Cezaevindeki yazarların ürünlerinin sadece duyurulması, tartışılması değil aynı zamanda geri dönüşlerle, eleştirilerle beslenmesi de gerektiğini ifade eden Özel, burada herkesin sorumluluk alması gerektiğini, uluslararası kuruluşlardan, basın yayın organlarına, yazar ve şairlere herkese iş düştüğünü belirtti. “Eğer içeriden nitelikli eserler bekliyorsak onları ciddiye alarak takip etmeli ve yazdıklarının boşa gitmediğini hissetmelerini sağlayacak geri dönüşleri yaparak ürettiklerinin niteliğini artırmalıyız” diyen Özel, İlhan Sami’nin de aynı ihtiyaçtan ötürü kendisine “Sen benim gözümsün” dediğini ve  dünyayı, dünyadan beslenip daha iyi eserler verebilmesi için hükümlü yazarın gözüyle de görüp, bir kamera gibi ona göstermek, o da dünyayı deneyimleyebilsin diye onu besleyecek detaylara dikkat kesilip ona aktarmak ve içerideki yazarı da bütün bunları gören objektif bir göz olarak dışarıya göstermek/anlatmak gerektiğini ifade etti.

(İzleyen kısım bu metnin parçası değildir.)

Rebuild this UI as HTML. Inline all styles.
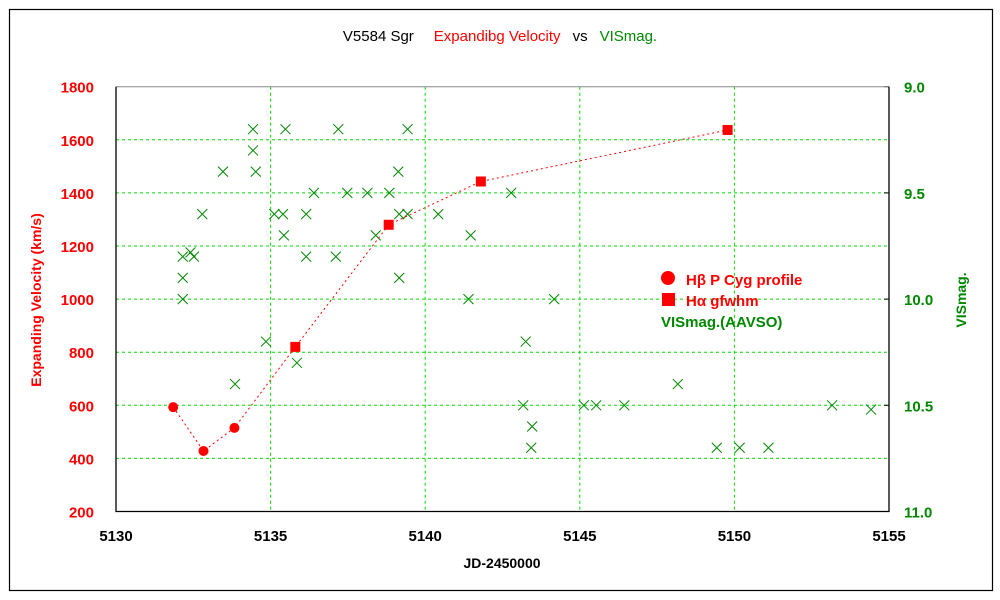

"YAYIMLAMADAN ÖNCE KORUMAK GEREK!"

0 yılın ardından yakın zamanda tahliye olan Yazar Hasan Polat hapishane edebiyatı adlandırmasından yola çıkarak içeridekilerin de tıpkı dışarıdaki yazarlar gibi yazdıklarını, içeride olmalarına rağmen sadece hapishane ile sınırlı bir dünyaları olmadığını ve içeride yazmanın çok katmanlı bir şey ama en başta da bir varoluş biçimi olduğunu ifade etti. Simgesel, çok tanınmış isimlerin kitaplarının dışarıda daha geniş yankı bulduğunu ama bunların dışında da içeride çok güçlü bir üretim olduğunu söyleyen Polat özellikle edebi bir tür olarak mektubun çok güçlü örneklerinin bugün cezaevlerinde verildiğini ve içerideki tutsakların birçoğunun iyi birer mektup yazarı olduklarına dikkat çekti. Kitaba erişimde yaşanan zorluklara da değinen Polat, Basın İlan Kurumundan ilan alamayan gazetelerin bile pandemi döneminde yapılan bir düzenlenmeyle cezaevine girişinin yasaklandığını, dışarıdan içeriye bilgisayar çıktısı ya da fotokopi ile çoğaltılmış herhangi bir şeyin alınmadığını, alınabilecek kitap sayısına sınırlama getirildiğini belirtti. Yazılan ürünlerin içeriden dışarıya ulaştırılmasındaki zorluklardan önce onu içeride korumanın zorluklarından bahseden Polat, cezaevi yönetimlerinin ani baskınlarla, talanla yazılanlara el koyduğunu ve bütün hukuki yollar tüketilse bile geri vermediğini ifade etti.